While recent studies of the Byzantine eastern frontier have profitably explored the administrative structure and military capability of the Byzantine presence in this area , this project aims to focus instead on the internal experience of ‘pre-modern empire’ – i.e. the mentality of medieval persons, both Byzantine and non-Byzantine, encountering the Byzantine imperial project, and how this mentality shapes the formation of cultural identities within a frontier zone. Producing a narrative based in literary sources (as opposed a to political or social history) emerges from the idea of ‘practical empire’. Byzantine imperialism, despite the claims of its agents in text and the universalizing narrative of Byzantine power visible in historiographical sources, was composite; it required the negotiation of authority between a central political power and many differentiated entities.

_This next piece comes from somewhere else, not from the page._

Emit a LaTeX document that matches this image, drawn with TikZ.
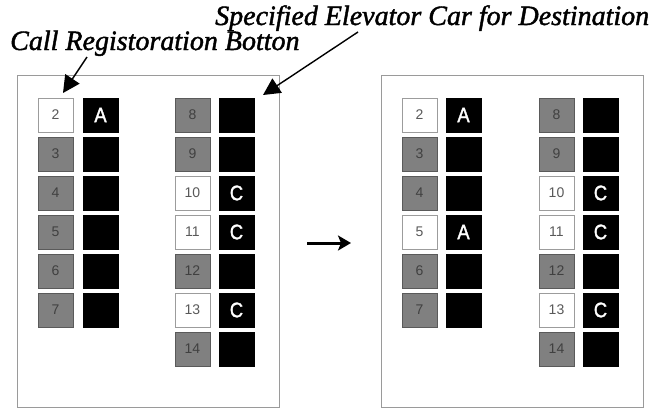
\documentclass[tikz,border=0pt]{standalone}
\usepackage{fontspec}
\setmainfont{Liberation Serif}
\newfontfamily\numfont{Liberation Sans}
\newfontfamily\carfont{Liberation Sans}[FakeStretch=0.88,FakeBold=1.5]
\newfontfamily\lblfont{Liberation Serif Italic}[FakeBold=1.5]
\usetikzlibrary{arrows.meta}
\definecolor{btngray}{HTML}{808080}
\definecolor{btnedge}{HTML}{5A5A5A}
\definecolor{panedge}{HTML}{9A9A9A}
\tikzset{
  panel/.style={draw=panedge, line width=1.3pt, fill=white},
  btnon/.style={draw=btnedge!60, line width=1pt, fill=white, minimum width=35pt, minimum height=34pt, inner sep=0pt, font=\numfont\fontsize{14}{14}\selectfont, text=black!65},
  btnoff/.style={draw=btnedge, line width=1pt, fill=btngray, minimum width=35pt, minimum height=34pt, inner sep=0pt, font=\numfont\fontsize{14}{14}\selectfont, text=black!75},
  car/.style={draw=black, fill=black, minimum width=35pt, minimum height=34pt, inner sep=0pt, font=\carfont\fontsize{21}{21}\selectfont, text=white},
  lbl/.style={anchor=base west, inner sep=0pt, font=\lblfont\fontsize{28}{28}\selectfont},
  callarrow/.style={-{Triangle[length=17pt,width=17pt]}, line width=1.4pt},
  bigarrow/.style={-{Stealth[length=13pt,width=15pt,inset=3pt]}, line width=3pt}
}
\begin{document}
\begin{tikzpicture}[x=1pt,y=-1pt]
\useasboundingbox (0,0) rectangle (654,410);
% panels
\node[panel, minimum width=262pt, minimum height=332pt, inner sep=0pt, anchor=north west] (P1) at (17,75) {};
\node[panel, minimum width=262pt, minimum height=332pt, inner sep=0pt, anchor=north west] (P2) at (381,75) {};
% left panel buttons
\foreach \f/\st/\c [count=\i] in {2/btnon/A,3/btnoff/,4/btnoff/,5/btnoff/,6/btnoff/,7/btnoff/}{
  \node[\st] (L\f) at (55.5,{115+39*(\i-1)}) {\f};
  \node[car] (LC\f) at (100.5,{115+39*(\i-1)}) {\c};
}
\foreach \f/\st/\c [count=\i] in {8/btnoff/,9/btnoff/,10/btnon/C,11/btnon/C,12/btnoff/,13/btnon/C,14/btnoff/}{
  \node[\st] (L\f) at (192.5,{115+39*(\i-1)}) {\f};
  \node[car] (LC\f) at (236.5,{115+39*(\i-1)}) {\c};
}
% right panel buttons
\foreach \f/\st/\c [count=\i] in {2/btnon/A,3/btnoff/,4/btnoff/,5/btnon/A,6/btnoff/,7/btnoff/}{
  \node[\st] (R\f) at (419.5,{115+39*(\i-1)}) {\f};
  \node[car] (RC\f) at (463.5,{115+39*(\i-1)}) {\c};
}
\foreach \f/\st/\c [count=\i] in {8/btnoff/,9/btnoff/,10/btnon/C,11/btnon/C,12/btnoff/,13/btnon/C,14/btnoff/}{
  \node[\st] (R\f) at (556.5,{115+39*(\i-1)}) {\f};
  \node[car] (RC\f) at (600.5,{115+39*(\i-1)}) {\c};
}
% labels
\node[lbl] (T1) at (10,50) {Call Registoration Botton};
\node[lbl] (T2) at (215,25) {Specified Elevator Car for Destination};
\coordinate (s1) at (87,57);
\coordinate (e1) at (63,93);
\coordinate (s2) at (358,32);
\coordinate (e2) at (263,95);
\draw[callarrow] (s1) -- (e1);
\draw[callarrow] (s2) -- (e2);
% middle arrow
\coordinate (m1) at (307,243);
\coordinate (m2) at (351,243);
\draw[bigarrow] (m1) -- (m2);
\end{tikzpicture}
\end{document}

Imagined imperial narrative at the borders of empire is essentially both uneven and unstable, particularly far away from the metropole. An imperial agent encounters multiplicity, and must respond with multiplicity; while he may write that his authority derives from a universal emperor, in practice he would necessarily have to encounter and deal with disparate situations along all of its varied borderlands. This project seeks to contextualize the authoritative claims of Byzantines outside of Constantinople with their actual experiences, and to contrast them with the experiences and authoritative claims of non-Byzantine locals. It thus aims at producing a cultural conception of the capabilities of medieval empire.